The restaurant owner conditioned the deal on the signing of a written lease. In negotiations over the terms of the lease, the parties disagreed over whether or not the lease would contain a reverter clause in favor of the airport owner, whether or not the liquor license was to be transferred to the restaurant owner, and which party would bear responsibility for structural maintenance. The restaurant owner, against the advice of his attorney, opened the restaurant at the airport before a written lease was signed. He felt that based on his long standing friendship with the airport owner, a written lease would later be signed. According to the restaurant owner, the airport owner was evasive about the subject of a written lease and also stated that such a lease was not necessary. Roughly one year after the restaurant opened, the restaurant owner became concerned over the amount of his investment in the luncheonette. He ultimately refused to continue operating and investing in the restaurant without a written lease or without assurances that the airport owner was going to apply for a subdivision.

As relations became increasingly hostile, the restaurant owner contacted the airport owner and offered to leave the premises on the condition that the airport owner reimburse him for the restaurant equipment. The airport owner ignored the restaurant owner’s offer, and in response the restaurant owner closed the restaurant and refused to reopen the restaurant without a written lease, which the airport owner refused to sign. The restaurant owner brought claims of contract breach and fraud against the airport owner. The lower court awarded seventy-thousand dollars to the restaurant owner for breach of contract, but dismissed his fraud claim.

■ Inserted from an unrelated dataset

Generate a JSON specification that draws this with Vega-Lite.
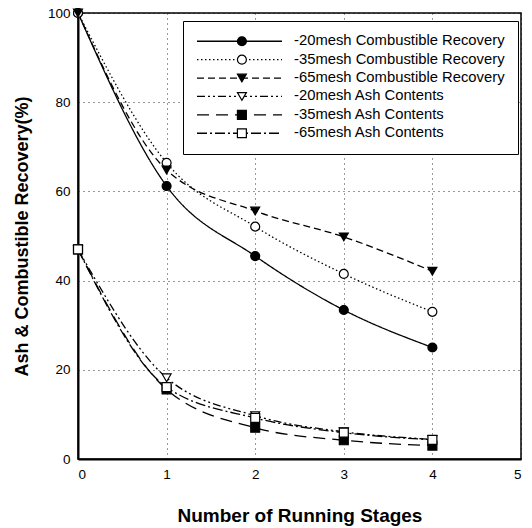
{
  "$schema": "https://vega.github.io/schema/vega-lite/v6.json",
  "width": 443,
  "height": 446,
  "autosize": {"type": "none"},
  "padding": {"left": 78, "top": 13, "right": 11, "bottom": 69},
  "background": "white",
  "config": {
    "font": "Liberation Sans",
    "view": {"stroke": "black", "strokeWidth": 1.5}
  },
  "data": {
    "values": [
      {"stage": 0, "value": 100, "series": "-20mesh Combustible Recovery", "marker": "-20mesh Combustible Recovery"},
      {"stage": 1, "value": 61.2, "series": "-20mesh Combustible Recovery", "marker": "-20mesh Combustible Recovery"},
      {"stage": 2, "value": 45.5, "series": "-20mesh Combustible Recovery", "marker": "-20mesh Combustible Recovery"},
      {"stage": 3, "value": 33.4, "series": "-20mesh Combustible Recovery", "marker": "-20mesh Combustible Recovery"},
      {"stage": 4, "value": 25.0, "series": "-20mesh Combustible Recovery", "marker": "-20mesh Combustible Recovery"},
      {"stage": 0, "value": 100, "series": "-35mesh Combustible Recovery", "marker": "-35mesh Combustible Recovery"},
      {"stage": 1, "value": 66.4, "series": "-35mesh Combustible Recovery", "marker": "-35mesh Combustible Recovery"},
      {"stage": 2, "value": 52.1, "series": "-35mesh Combustible Recovery", "marker": "-35mesh Combustible Recovery"},
      {"stage": 3, "value": 41.5, "series": "-35mesh Combustible Recovery", "marker": "-35mesh Combustible Recovery"},
      {"stage": 4, "value": 33.0, "series": "-35mesh Combustible Recovery", "marker": "-35mesh Combustible Recovery"},
      {"stage": 0, "value": 100, "series": "-65mesh Combustible Recovery", "marker": "-65mesh Combustible Recovery"},
      {"stage": 1, "value": 64.8, "series": "-65mesh Combustible Recovery", "marker": "-65mesh Combustible Recovery"},
      {"stage": 2, "value": 55.6, "series": "-65mesh Combustible Recovery", "marker": "-65mesh Combustible Recovery"},
      {"stage": 3, "value": 49.8, "series": "-65mesh Combustible Recovery", "marker": "-65mesh Combustible Recovery"},
      {"stage": 4, "value": 42.1, "series": "-65mesh Combustible Recovery", "marker": "-65mesh Combustible Recovery"},
      {"stage": 0, "value": 47, "series": "-20mesh Ash Contents", "marker": "-20mesh Ash Contents"},
      {"stage": 1, "value": 18.2, "series": "-20mesh Ash Contents", "marker": "-20mesh Ash Contents"},
      {"stage": 2, "value": 9.7, "series": "-20mesh Ash Contents", "marker": "-20mesh Ash Contents"},
      {"stage": 3, "value": 6.1, "series": "-20mesh Ash Contents", "marker": "-20mesh Ash Contents"},
      {"stage": 4, "value": 4.4, "series": "-20mesh Ash Contents", "marker": "-20mesh Ash Contents"},
      {"stage": 0, "value": 47, "series": "-35mesh Ash Contents", "marker": "-35mesh Ash Contents"},
      {"stage": 1, "value": 15.6, "series": "-35mesh Ash Contents", "marker": "-35mesh Ash Contents"},
      {"stage": 2, "value": 7.0, "series": "-35mesh Ash Contents", "marker": "-35mesh Ash Contents"},
      {"stage": 3, "value": 4.2, "series": "-35mesh Ash Contents", "marker": "-35mesh Ash Contents"},
      {"stage": 4, "value": 3.0, "series": "-35mesh Ash Contents", "marker": "-35mesh Ash Contents"},
      {"stage": 0, "value": 47, "series": "-65mesh Ash Contents", "marker": "-65mesh Ash Contents"},
      {"stage": 1, "value": 16.1, "series": "-65mesh Ash Contents", "marker": "-65mesh Ash Contents"},
      {"stage": 2, "value": 9.2, "series": "-65mesh Ash Contents", "marker": "-65mesh Ash Contents"},
      {"stage": 3, "value": 5.9, "series": "-65mesh Ash Contents", "marker": "-65mesh Ash Contents"},
      {"stage": 4, "value": 4.3, "series": "-65mesh Ash Contents", "marker": "-65mesh Ash Contents"}
    ]
  },
  "encoding": {
    "x": {
      "field": "stage", "type": "quantitative",
      "scale": {"domain": [0, 5], "nice": false},
      "axis": {
        "title": "Number of Running Stages", "values": [0, 1, 2, 3, 4, 5], "format": "d",
        "labelFontSize": 13.5, "labelColor": "black", "labelPadding": 8, "ticks": false,
        "titleFontSize": 19, "titleFontWeight": "bold", "titleColor": "black",
        "titleBaseline": "middle", "titleY": 56,
        "domainColor": "black", "domainWidth": 2,
        "grid": true, "gridDash": [1, 4], "gridColor": "black", "gridOpacity": 0.8
      }
    },
    "y": {
      "field": "value", "type": "quantitative",
      "scale": {"domain": [0, 100], "nice": false},
      "axis": {
        "title": "Ash & Combustible Recovery(%)", "values": [0, 20, 40, 60, 80, 100],
        "labelFontSize": 13.5, "labelColor": "black", "labelPadding": 8, "ticks": false,
        "titleFontSize": 18, "titleFontWeight": "bold", "titleColor": "black",
        "titleBaseline": "middle", "titleX": -56, "titleY": 223,
        "domainColor": "black", "domainWidth": 2,
        "grid": true, "gridDash": [1, 4], "gridColor": "black", "gridOpacity": 0.8
      }
    }
  },
  "layer": [
    {
      "mark": {"type": "line", "interpolate": "monotone", "color": "black", "strokeWidth": 1.3},
      "encoding": {
        "strokeDash": {
          "field": "series", "type": "nominal",
          "sort": ["-20mesh Combustible Recovery", "-35mesh Combustible Recovery", "-65mesh Combustible Recovery", "-20mesh Ash Contents", "-35mesh Ash Contents", "-65mesh Ash Contents"],
          "scale": {"range": [[1, 0], [1.5, 2.5], [7, 4], [8, 3, 2, 3, 2, 3], [12, 7], [10, 3, 2, 3]]},
          "legend": {
            "title": null, "orient": "none", "legendX": 105, "legendY": 8,
            "symbolType": "stroke", "symbolSize": 7225, "symbolStrokeColor": "black", "symbolStrokeWidth": 1.3,
            "clipHeight": 14.5, "rowPadding": 2.4, "padding": 13,
            "labelFontSize": 14.8, "labelColor": "black", "labelOffset": 11, "labelLimit": 400,
            "strokeColor": "black", "fillColor": "white"
          }
        }
      }
    },
    {
      "mark": {"type": "point", "filled": true, "size": 80, "stroke": "black", "strokeWidth": 1.2, "opacity": 1},
      "encoding": {
        "shape": {
          "field": "marker", "type": "nominal",
          "sort": ["-20mesh Combustible Recovery", "-35mesh Combustible Recovery", "-65mesh Combustible Recovery", "-20mesh Ash Contents", "-35mesh Ash Contents", "-65mesh Ash Contents"],
          "scale": {"range": ["circle", "circle", "triangle-down", "triangle-down", "square", "square"]},
          "legend": {
            "title": null, "orient": "none", "legendX": 143.5, "legendY": 8,
            "symbolSize": 80, "symbolStrokeColor": "black", "symbolStrokeWidth": 1.2,
            "clipHeight": 14.5, "rowPadding": 2.4, "padding": 13,
            "labelFontSize": 14.8, "labelOpacity": 0, "labelOffset": 11, "labelExpr": "' '",
            "encoding": {
              "symbols": {
                "fill": {
                  "condition": {"test": "datum.value === '-35mesh Combustible Recovery' || datum.value === '-20mesh Ash Contents' || datum.value === '-65mesh Ash Contents'", "value": "white"},
                  "value": "black"
                },
                "stroke": {"value": "black"}
              }
            }
          }
        },
        "fill": {
          "field": "marker", "type": "nominal",
          "sort": ["-20mesh Combustible Recovery", "-35mesh Combustible Recovery", "-65mesh Combustible Recovery", "-20mesh Ash Contents", "-35mesh Ash Contents", "-65mesh Ash Contents"],
          "scale": {"range": ["black", "white", "black", "white", "black", "white"]},
          "legend": null
        }
      }
    }
  ]
}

The airport owner’s motion to dismiss the contract claim was rejected on the basis that a jury could have reasonably found that the restaurant owner relied on the airport owner’s initial assurance that a written agreement would be signed and the application for a subdivision would be filed.

On appeal, the Court found that, absent a miscarriage of justice, the lower court’s ruling on the motions for a judgment notwithstanding the verdict was not to be disturbed and that the lower court’s decision could have reasonably been reached. The Court also upheld the lower court’s finding that the damages awarded to the restaurant owner were reasonably reached. Additionally, it found that a jury could have concluded that the property owner relied on the airport owner’s agreement to later sign a lease, that the airport owner breached the oral agreement by refusing to ultimately sign one, and that the restaurant owner acted reasonably when he refused to invest any more money into the restaurant. The Court additionally found that the same evidence would support a finding of promissory estoppel since the restaurant owner relied on the airport owner’s assurances to his detriment when he invested over eighty thousand dollars in the restaurant. As to the airport owner’s argument to have the damages reduced, the Court found that there was no basis to second guess the jury’s damage award.

As to the restaurant owner’s appeal of the lower court’s dismissal of his compensation claims for the land that was promised to him by the airport owner, the Court agreed with the lower court’s finding that disagreements over the reverter clause and the airport owner’s right of first refusal to re-purchase the restaurant property were significant enough differences to indicate that an enforceable agreement for a sale of the land was never reached by the parties. The Court additionally added that, under New Jersey law, an oral agreement for a transfer of land cannot be enforced without clear and convincing evidence of a property transfer’s nature. In addition, the Court upheld the lower court’s dismissal of fraud claims, finding that no reasonable jury could have concluded that the airport owner committed fraud.